6. Elul — The Sixth Month
The wall of Jerusalem under Nehemiah is finished here: "the wall was finished in the twenty and fifth [day] of [the month] Elul, in fifty and two days" (Neh 6:15). The post-exilic temple work resumes the same month: Yahweh "stirred up the spirit of Zerubbabel ... and they came and worked on the house of Yahweh of hosts, their God, in the four and twentieth day of the month, in the sixth [month], in the second year of Darius the king" (Hag 1:14-15).
7. Ethanim — The Seventh Month (Tishri)
The seventh month carries the autumn cycle of feasts. Trumpets first: "In the seventh month, on the first day of the month, will be a solemn rest to you⁺, a memorial of blowing of trumpets, a holy convocation" (Lev 23:24). Then Atonement: "on the tenth day of this seventh month is the day of atonement: it will be a holy convocation to you⁺, and you⁺ will afflict your⁺ souls" (Lev 23:27). Jubilee is proclaimed on the same day: "on the tenth day of the seventh month; in the day of atonement you⁺ will send abroad the trumpet throughout all your⁺ land" (Lev 25:9). Solomon dedicates the first temple in this month: "all the men of Israel assembled themselves to King Solomon at the feast, in the month Ethanim, which is the seventh month" (1Ki 8:2). Under Ezra and Nehemiah the seventh-month booths feast is restored: "Yahweh had commanded by Moses, that the sons of Israel should dwell in booths in the feast of the seventh month" (Neh 8:14; Neh 8:13; Neh 8:15). Burnt-offerings are renewed here too: "From the first day of the seventh month they began to offer burnt-offerings to Yahweh: but the foundation of the temple of Yahweh was not yet laid" (Ezr 3:1; Ezr 3:6).
8. Bul — The Eighth Month
Solomon's temple is finished here: "in the eleventh year, in the month Bul, which is the eighth month, the house was finished throughout all its parts" (1Ki 6:38). Jeroboam's rival cult sets a feast in this month: "Jeroboam appointed a feast in the eighth month, on the fifteenth day of the month, like the feast that is in Judah" (1Ki 12:32) — "the month which he had devised of his own heart" (1Ki 12:33). The royal courses keep the same eighth-month captaincy (1Ch 27:11).
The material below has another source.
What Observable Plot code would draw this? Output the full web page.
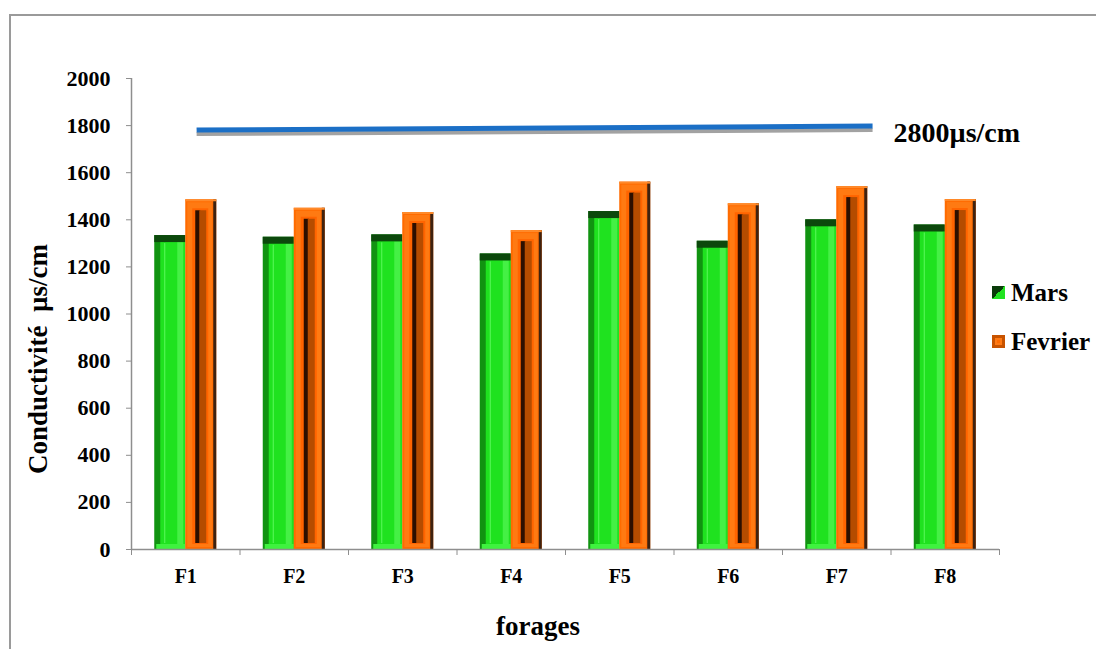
<!DOCTYPE html>
<html>
<head>
<meta charset="utf-8">
<script src="https://cdn.jsdelivr.net/npm/d3@7"></script>
<script src="https://cdn.jsdelivr.net/npm/@observablehq/plot@0.6"></script>
<style>
  html, body { margin: 0; padding: 0; background: #fff; }
  #wrap { position: relative; width: 1096px; height: 649px; overflow: hidden;
          font-family: "Liberation Serif", "Times New Roman", "DejaVu Serif", serif; font-weight: bold; color: #000; }
  #border { position: absolute; left: 9px; top: 14px; width: 1200px; height: 800px;
            border-top: 2px solid #9a9a9a; border-left: 2px solid #9a9a9a; }
  #chart { position: absolute; left: 0; top: 0; }
  #chart text { font-family: "Liberation Serif", "Times New Roman", "DejaVu Serif", serif; }
  .ytitle { position: absolute; left: 38px; top: 359px; transform: translate(-50%, -50%) rotate(-90deg);
            font-size: 27px; white-space: pre; }
  .xtitle { position: absolute; left: 538px; top: 626px; transform: translate(-50%, -50%); font-size: 27px; }
  .legend { position: absolute; left: 992px; top: 268px; font-size: 25px; }
  .legend .item { display: flex; align-items: center; height: 49px; font-family: "Liberation Serif", "Times New Roman", serif; }
  .legend .sw { width: 13px; height: 13px; margin-right: 6px; box-sizing: border-box; }
  .sw.mars { background: linear-gradient(135deg, #0a3c0a 0 50%, #22e322 50% 100%); }
  .sw.fev { background: #ff6b00; border: 3px solid #c85300; box-shadow: inset 0 0 0 2px #ff7a14; }
</style>
</head>
<body>
<div id="wrap">
  <div id="border"></div>
  <div id="chart"></div>
  <div class="ytitle">Conductivité  µs/cm</div>
  <div class="xtitle">forages</div>
  <div class="legend" id="legend"></div>
</div>
<script>
// Boreholes and their conductivity readings (µs/cm)
const forages = ["F1", "F2", "F3", "F4", "F5", "F6", "F7", "F8"];
const mars    = [1333, 1326, 1336, 1255, 1435, 1309, 1400, 1378];
const fevrier = [1485, 1449, 1431, 1354, 1560, 1468, 1541, 1486];
const series  = ["Mars", "Fevrier"];
const yTicks  = [0, 200, 400, 600, 800, 1000, 1200, 1400, 1600, 1800, 2000];

// Reference (norm) line: start/end positions along the borehole axis and its values
const normeLabel = "2800µs/cm";
const normeX = [1.1, 7.33];
const normeY = [1781, 1798];

const serif = "'Liberation Serif', 'Times New Roman', 'DejaVu Serif', serif";
const rows = forages.map((f, i) => ({forage: f, pos: i + 1, mars: mars[i], fevrier: fevrier[i]}));
const norme = normeX.map((x, i) => ({x, y: normeY[i]}));
const boundaries = d3.range(0.5, forages.length + 1, 1);

const half = 0.2857; // width of one bar, in borehole-slot units
const gray = "#8e8e8e";

// One bevel layer of a bar: same bar geometry, different fill and insets
const marsLayer = (opts) => Plot.rectY(rows, {x1: d => d.pos - half, x2: d => d.pos, y1: 0, y2: "mars", ...opts});
const fevLayer = (opts) => Plot.rectY(rows, {x1: d => d.pos, x2: d => d.pos + half, y1: 0, y2: "fevrier", ...opts});
const marsCap = (opts) => Plot.rectY(rows, {x1: d => d.pos - half, x2: d => d.pos, y1: "mars", y2: "mars", ...opts});
const marsBase = (opts) => Plot.rectY(rows, {x1: d => d.pos - half, x2: d => d.pos, y1: 0, y2: 0, ...opts});
const fevCap = (opts) => Plot.rectY(rows, {x1: d => d.pos, x2: d => d.pos + half, y1: "fevrier", y2: "fevrier", ...opts});

const chart = Plot.plot({
  width: 1096,
  height: 649,
  marginLeft: 131,
  marginRight: 97,
  marginTop: 78,
  marginBottom: 100,
  style: {fontFamily: serif, color: "#000", background: "transparent"},
  x: {domain: [0.5, forages.length + 0.5], axis: null},
  y: {domain: [0, 2000], axis: null},
  marks: [
    // Mars bars (green bevel)
    marsLayer({fill: "#119311"}),
    marsLayer({fill: "#1fe21f", insetLeft: 6, insetTop: 5}),
    marsLayer({fill: "#5cf95c", insetLeft: 10, insetRight: 20, insetTop: 8, insetBottom: 6}),
    marsLayer({fill: "#45f045", insetLeft: 23, insetRight: 2, insetTop: 7, insetBottom: 4}),
    marsBase({fill: "#3ff23f", insetTop: -5, insetLeft: 2}),
    marsCap({fill: "#0c480c", insetBottom: -7}),
    // Fevrier bars (orange bevel)
    fevLayer({fill: "#ff6b00"}),
    fevLayer({fill: "#ff7a12", insetLeft: 2, insetRight: 4, insetTop: 3, insetBottom: 2}),
    fevLayer({fill: "#ff6400", insetLeft: 7, insetRight: 8, insetTop: 9, insetBottom: 5}),
    fevLayer({fill: "#2c0f00", insetLeft: 10, insetRight: 16, insetTop: 11, insetBottom: 6}),
    fevLayer({fill: "#b54c00", insetLeft: 14, insetRight: 10, insetTop: 11, insetBottom: 6}),
    fevLayer({fill: "#3e2210", insetLeft: 28}),
    fevCap({fill: "#ff8a2a", insetBottom: -2}),
    // Axis lines and ticks
    Plot.ruleX([0.5], {y1: 0, y2: 2000, stroke: gray, strokeWidth: 1.5}),
    Plot.ruleY([0], {stroke: gray, strokeWidth: 1.5}),
    Plot.axisY({ticks: yTicks, tickSize: 5, tickPadding: 16, stroke: gray, fill: "#000", fontFamily: serif,
                fontSize: 22, fontWeight: "bold", tickFormat: d => String(d), label: null}),
    Plot.axisX({ticks: boundaries, tickSize: 6, stroke: gray, tickFormat: () => "", label: null}),
    Plot.axisX({ticks: rows.map(d => d.pos), tickSize: 0, tickPadding: 19, fill: "#000", fontFamily: serif,
                fontSize: 20, fontWeight: "bold", tickFormat: p => forages[p - 1], label: null}),
    // Norm line with its shadow and label
    Plot.line(norme, {x: "x", y: "y", stroke: "#a2a2a2", strokeWidth: 4, dy: 4, strokeLinecap: "butt"}),
    Plot.line(norme, {x: "x", y: "y", stroke: "#1b6fc6", strokeWidth: 5, strokeLinecap: "butt"}),
    Plot.text(norme.slice(-1), {x: "x", y: "y", text: () => normeLabel, textAnchor: "start", fontFamily: serif,
                dx: 21, dy: 7, fontSize: 28, fontWeight: "bold", fill: "#000"})
  ]
});
document.getElementById("chart").appendChild(chart);

// Legend
const legend = document.getElementById("legend");
const swatchClass = {Mars: "mars", Fevrier: "fev"};
for (const s of series) {
  const item = document.createElement("div");
  item.className = "item";
  item.innerHTML = `<div class="sw ${swatchClass[s]}"></div><span>${s}</span>`;
  legend.appendChild(item);
}
</script>
</body>
</html>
9. Chislev — The Ninth Month
The post-exilic assembly is dated here: "it was the ninth month, on the twentieth [day] of the month" (Ezr 10:9). Jeremiah and Zechariah set the month's name: "in the fifth year of Jehoiakim ..., in the ninth month, that all the people in Jerusalem ... proclaimed a fast before Yahweh" (Jer 36:9); "the king was sitting in the winter-house in the ninth month" (Jer 36:22); "in the fourth year of King Darius, that the word of Yahweh came to Zechariah in the fourth [day] of the ninth month, even in Kislev" (Zec 7:1).
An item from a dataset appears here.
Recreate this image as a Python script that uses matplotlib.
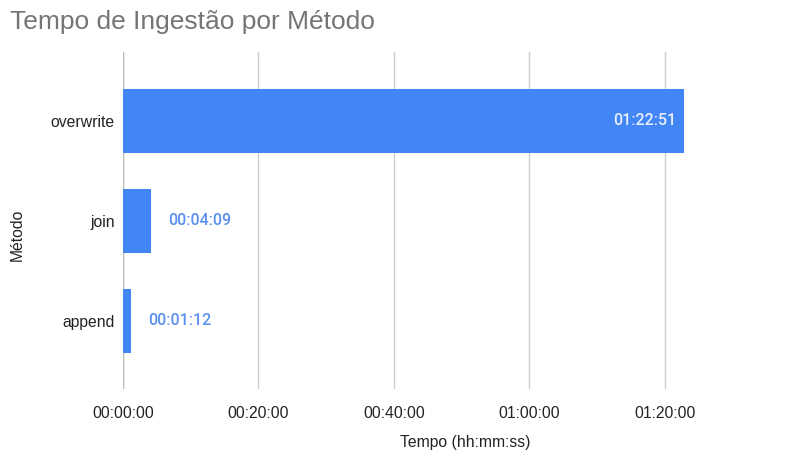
import matplotlib

matplotlib.use("Agg")
import matplotlib.pyplot as plt  # noqa: E402
from matplotlib.ticker import FuncFormatter  # noqa: E402

# Dados (tempo em segundos)
metodos = ["overwrite", "join", "append"]
tempos_seg = [4971, 249, 72]          # 01:22:51, 00:04:09, 00:01:12
ticks_seg = [0, 1200, 2400, 3600, 4800]

AZUL = "#4285f4"
plt.rcParams["font.family"] = ["Liberation Sans", "DejaVu Sans"]


def hms(seg, _pos=None):
    seg = int(round(seg))
    return f"{seg // 3600:02d}:{seg % 3600 // 60:02d}:{seg % 60:02d}"


fig = plt.figure(figsize=(7.89, 4.54), dpi=100)
ax = fig.add_axes([0.1559, 0.1432, 0.8669, 0.7423])

y = list(range(len(metodos)))
ax.barh(y, tempos_seg, height=0.64, color=AZUL, zorder=3)

ax.set_xlim(0, 6058)
ax.set_ylim(2.68, -0.69)
ax.set_xticks(ticks_seg)
ax.xaxis.set_major_formatter(FuncFormatter(hms))
ax.set_yticks(y)
ax.set_yticklabels(metodos)
ax.grid(axis="x", color="#cccccc", linewidth=1, zorder=0)
ax.tick_params(axis="both", length=0, labelsize=11.3, colors="#222222")
ax.tick_params(axis="x", pad=12)
ax.tick_params(axis="y", pad=6)
for s in ax.spines.values():
    s.set_visible(False)
ax.axvline(0, color="#bbbbbb", linewidth=1, zorder=2)

# rótulos de valor
limite = ax.get_xlim()[1]
for yi, v in zip(y, tempos_seg):
    if v > limite * 0.5:
        ax.annotate(hms(v), (v, yi), xytext=(-6, 0), textcoords="offset points",
                    ha="right", va="center", color="#e8efff", fontsize=11.5,
                    family=["Roboto", "DejaVu Sans"], fontweight=500, zorder=4)
    else:
        ax.annotate(hms(v), (v, yi), xytext=(12, 0), textcoords="offset points",
                    ha="left", va="center", color="#5b90f0", fontsize=11.5,
                    family=["Roboto", "DejaVu Sans"], fontweight=500, zorder=4)

ax.set_xlabel("Tempo (hh:mm:ss)", fontsize=11.3, color="#222222", va="center")
ax.xaxis.set_label_coords(0.5, -0.16)
ax.set_ylabel("Método", fontsize=11.3, color="#222222", va="center")
ax.yaxis.set_label_coords(-0.155, 0.457)

fig.text(0.013, 0.952, "Tempo de Ingestão por Método", fontsize=19,
         color="#757575", ha="left", va="center")

fig.savefig("out.png", dpi=100)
10. Tebeth — The Tenth Month
Esther is brought to Ahasuerus here: "Esther was taken to King Ahasuerus into his royal house in the tenth month, which is the month Tebeth, in the seventh year of his reign" (Esth 2:16). Nebuchadnezzar's siege opens in this month: "in the ninth year of his reign, in the tenth month, in the tenth day of the month, that Nebuchadnezzar king of Babylon came, he and all his army, against Jerusalem" (2Ki 25:1; Jer 52:4). Zechariah names the "fast of ... the tenth" (Zec 8:19).
11. Sebat (Shebat) — The Eleventh Month
Zechariah dates a vision here: "On the four and twentieth day of the eleventh month, which is the month Shebat, in the second year of Darius, the word of Yahweh came to Zechariah" (Zec 1:7). 1 Maccabees uses the same name: "in the year one hundred and seventy-seven, the eleventh month: this is the month Shebat" (1Ma 16:14). Moses' last address is dated to it: "in the fortieth year, in the eleventh month, on the first day of the month, that Moses spoke to the sons of Israel" (Deut 1:3).
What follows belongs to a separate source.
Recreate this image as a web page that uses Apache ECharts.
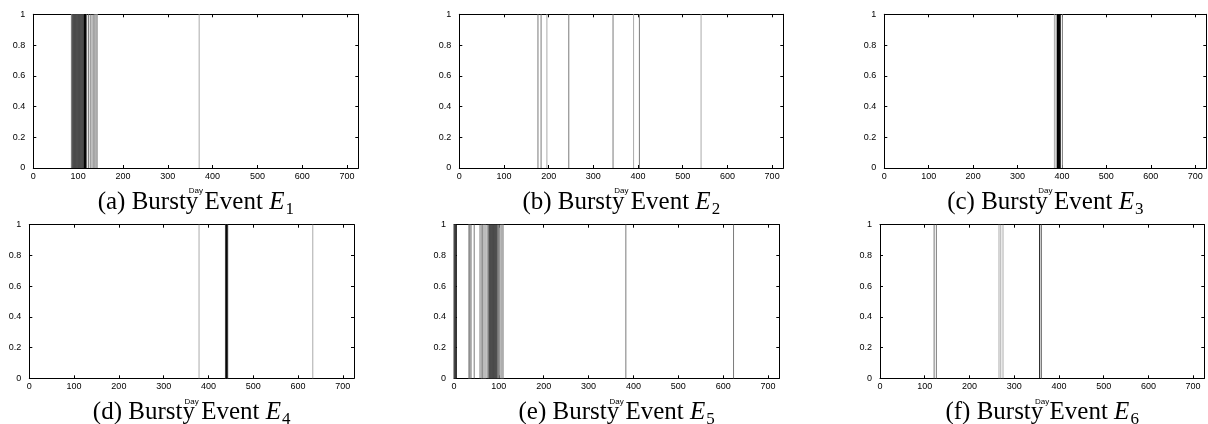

12. Adar — The Twelfth Month
Adar closes the year. The second temple is finished here: "this house was finished on the twenty-third day of the month Adar, which was in the sixth year of the reign of Darius the king" (Ezr 6:15). Esther's threatened twelfth month becomes the day of deliverance: "in the twelfth month, which is the month Adar, on the thirteenth day of the same ... it was turned to the contrary, that the Jews had rule over those who hated them" (Esth 9:1) — the basis of Purim. The defeat of Nicanor falls on the same day: "the armies joined battle on the thirteenth day of the month Adar: and the army of Nicanor was defeated" (1Ma 7:43).
Months in Prophecy
The apocalypse measures pagan ascendancy by months: "the court which is outside the temple leave out, and do not measure it; for it has been given to the nations: and they will tread the holy city under foot forty and two months" (Rev 11:2).